Maksud dari narasi politik untuk mendukung blokade ini juga diberitakan awal bulan lalu oleh The Intercept. Laman ini menyatakan bahwa email-email yang dirilis kelompok yang disebut “Global Leaks” telah menunjukkan bahawa Duta Besar Uni Emirat Arab untuk AS, Yousef Al Oteiba dan pendiri lembaga thing tank pro Israel telah bekerja sama dalam menyudutkan Qatar. Email yang didapatkan oleh The Intercept menunjukkan bagaimana FDD dan Uni Emirat Arab membayar para jurnalis untuk mempublikasikan tulisan-tulisan yang menuduh Qatar dan Kuwait mendukung terorisme.

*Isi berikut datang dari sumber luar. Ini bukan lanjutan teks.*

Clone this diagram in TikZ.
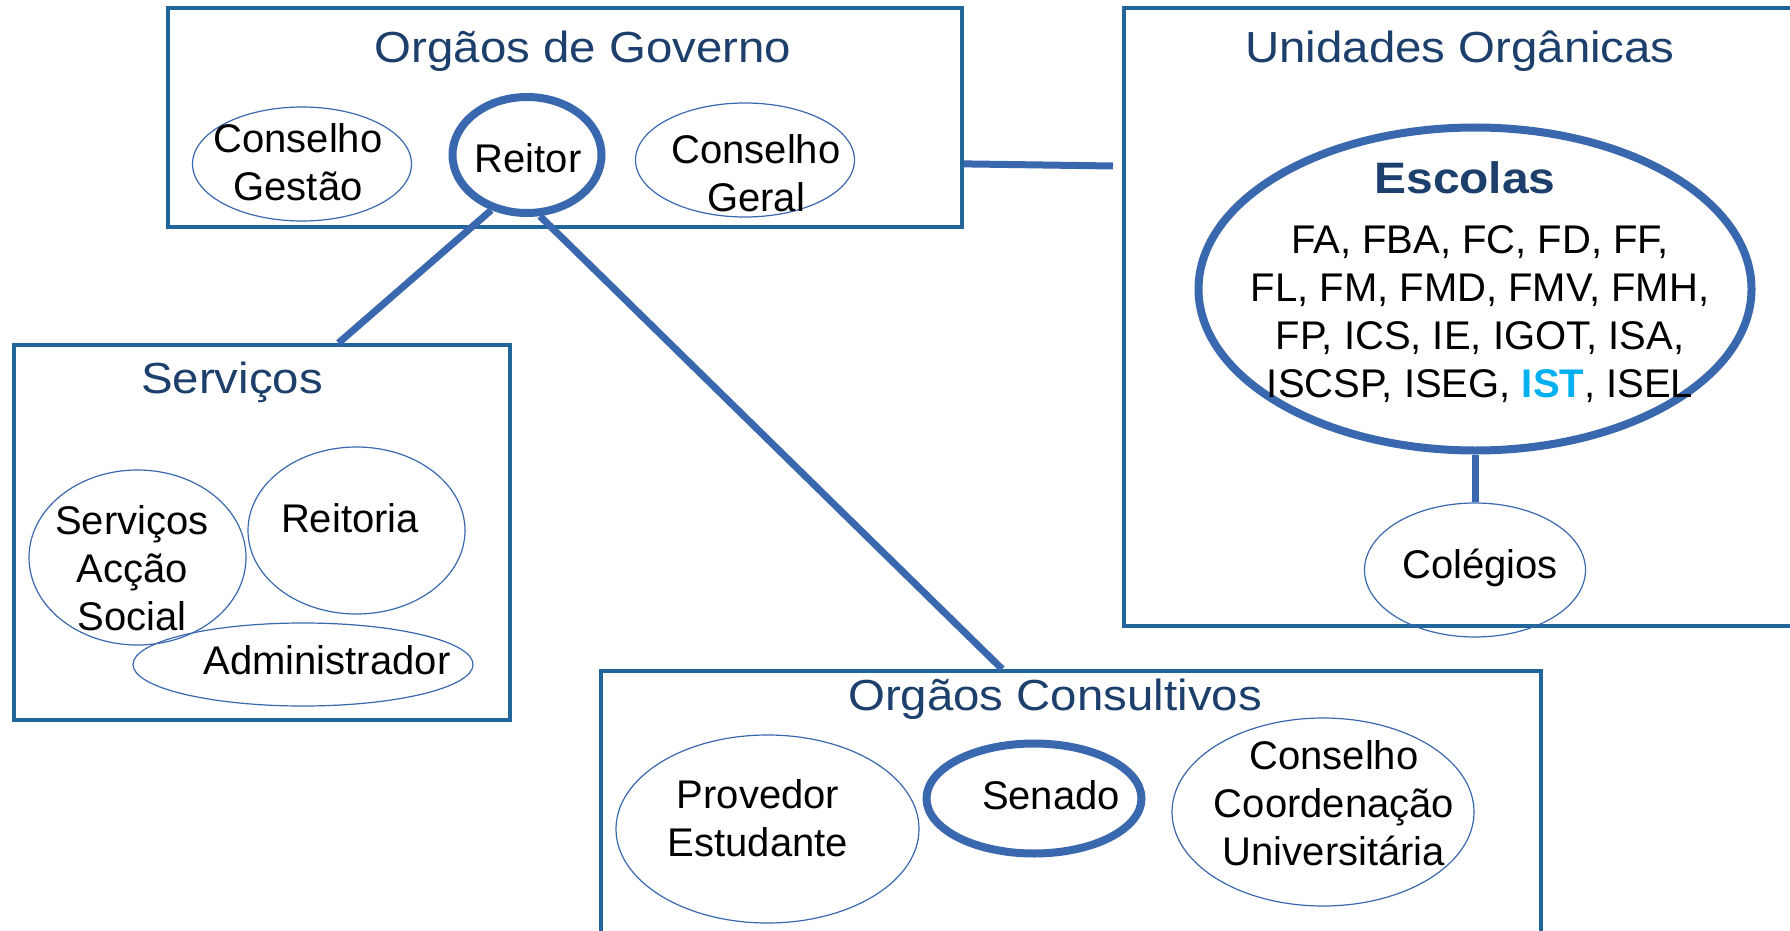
\documentclass[tikz,border=0pt]{standalone}
\usepackage{fontspec}
\setmainfont{Liberation Sans}
\newfontfamily\titlefont[FakeStretch=1.09]{Liberation Sans}
\usetikzlibrary{shapes.geometric, calc}
\definecolor{panelblue}{HTML}{22659A}
\definecolor{titleblue}{HTML}{1C3F6B}
\definecolor{ringblue}{HTML}{3A68AE}
\definecolor{istblue}{HTML}{00B0F0}
\tikzset{
    panel/.style={draw=panelblue, line width=4pt, rectangle, inner sep=0pt},
    paneltitle/.style={text=titleblue, inner sep=0pt,
        font=\titlefont\fontsize{43.5}{52}\selectfont},
    oval/.style={ellipse, draw=ringblue, line width=1.2pt, inner sep=0pt},
    boldoval/.style={ellipse, draw=ringblue, line width=8pt, inner sep=0pt},
    txt/.style={align=center, inner sep=0pt, font=\fontsize{40}{48}\selectfont},
    link/.style={draw=ringblue, line width=7pt},
}

\begin{document}
\begin{tikzpicture}[x=1pt, y=-1pt]
    \fill[white] (0,0) rectangle (1790,931);
    \clip (0,0) rectangle (1790,931);
    % Panels
    \node[panel, minimum width=794pt, minimum height=219pt] (governo) at (565,117.5) {};
    \node[panel, minimum width=676pt, minimum height=618pt] (unidades) at (1462,317) {};
    \node[panel, minimum width=496pt, minimum height=375pt] (servicos) at (262,532.5) {};
    \node[panel, minimum width=940pt, minimum height=274pt] (consultivos) at (1071,808) {};
    \node[paneltitle] at (583,51) {Orgãos de Governo};
    \node[paneltitle] at (1460,51) {Unidades Orgânicas};
    \node[paneltitle] at (232,382) {Serviços};
    \node[paneltitle] at (1055,699) {Orgãos Consultivos};
    % Orgaos de Governo
    \node[oval, minimum width=219pt, minimum height=114pt] (gestao) at (302,164) {};
    \node[boldoval, minimum width=149pt, minimum height=116pt] (reitor) at (527,155) {};
    \node[oval, minimum width=219pt, minimum height=114pt] (geral) at (745,160) {};
    \node[txt] at (298,162) {Conselho\\Gestão};
    \node[txt] at (528,158) {Reitor};
    \node[txt] at (756,173) {Conselho\\Geral};
    % Unidades Organicas
    \node[boldoval, minimum width=553pt, minimum height=323pt] (escolas) at (1475,289) {};
    \node[oval, minimum width=221pt, minimum height=134pt] (colegios) at (1475,570) {};
    \node[paneltitle, font=\titlefont\bfseries\fontsize{44}{52}\selectfont] at (1465,178) {Escolas};
    \node[txt] at (1480,314) {FA, FBA, FC, FD, FF,\\FL, FM, FMD, FMV, FMH,\\FP, ICS, IE, IGOT, ISA,\\
        ISCSP, ISEG, \textcolor{istblue}{\bfseries IST}, ISEL};
    \node[txt] at (1480,568) {Colégios};
    % Servicos
    \node[oval, minimum width=217pt, minimum height=175pt] (accao) at (137.5,557.5) {};
    \node[oval, minimum width=217pt, minimum height=167pt] (reitoria) at (356.5,530.5) {};
    \node[oval, minimum width=340pt, minimum height=83pt] (admin) at (303,664.5) {};
    \node[txt] at (132,568) {Serviços\\Acção\\Social};
    \node[txt] at (350,518) {Reitoria};
    \node[txt] at (327,660) {Administrador};
    % Orgaos Consultivos
    \node[oval, minimum width=303pt, minimum height=188pt] (provedor) at (767.5,829) {};
    \node[boldoval, minimum width=215pt, minimum height=110pt] (senado) at (1034,798.5) {};
    \node[oval, minimum width=302pt, minimum height=188pt] (coordenacao) at (1323,812) {};
    \node[txt] at (758,818) {Provedor\\Estudante};
    \node[txt] at (1051,795) {Senado};
    \node[txt] at (1334,803) {Conselho\\Coordenação\\Universitária};
    % Links
    \coordinate (ugap) at (1113,166);
    \draw[link] ($(governo.north east)!0.708!(governo.south east)$) -- (ugap);
    \draw[link] (reitor.237) -- ($(servicos.north west)!0.653!(servicos.north east)$);
    \draw[link] (reitor.282) -- ($(consultivos.north west)!0.427!(consultivos.north east)$);
    \draw[link] (escolas.south) -- (colegios.north);
\end{tikzpicture}
\end{document}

Maka bukan hal yang mengejutkan bahwa alasan utama dibalik blokade agak tidak masuk akal. Bagi Saudi dan Uni Emirat Arab yang menuduh Qatar mendukung terorisme seperti ungkapan “the pot calling kettle black”. Tidak ada substansi dari tuduhan tersebut, karena hingga sekarang AS masih tetap berdagang senjata dengan Qatar dan negara itu masih menjadi pangkalan militer utama AS. Alasan yang disebutkan tadi tidak memiliki dasar sama sekali. Lantas? Blokade Qatar hanya dapat dipahami sebagai upaya isolasi oleh pihak-pihak yang berkepentingan untuk menghabisi perlawanan rakyat Palestina dengan mengatasnamakan perang melawan terorisme. Baik Qatar maupun negara-negara Teluk tidak dapat mengambil manfaat dari pertikaian mereka, kecuali satu: Israel.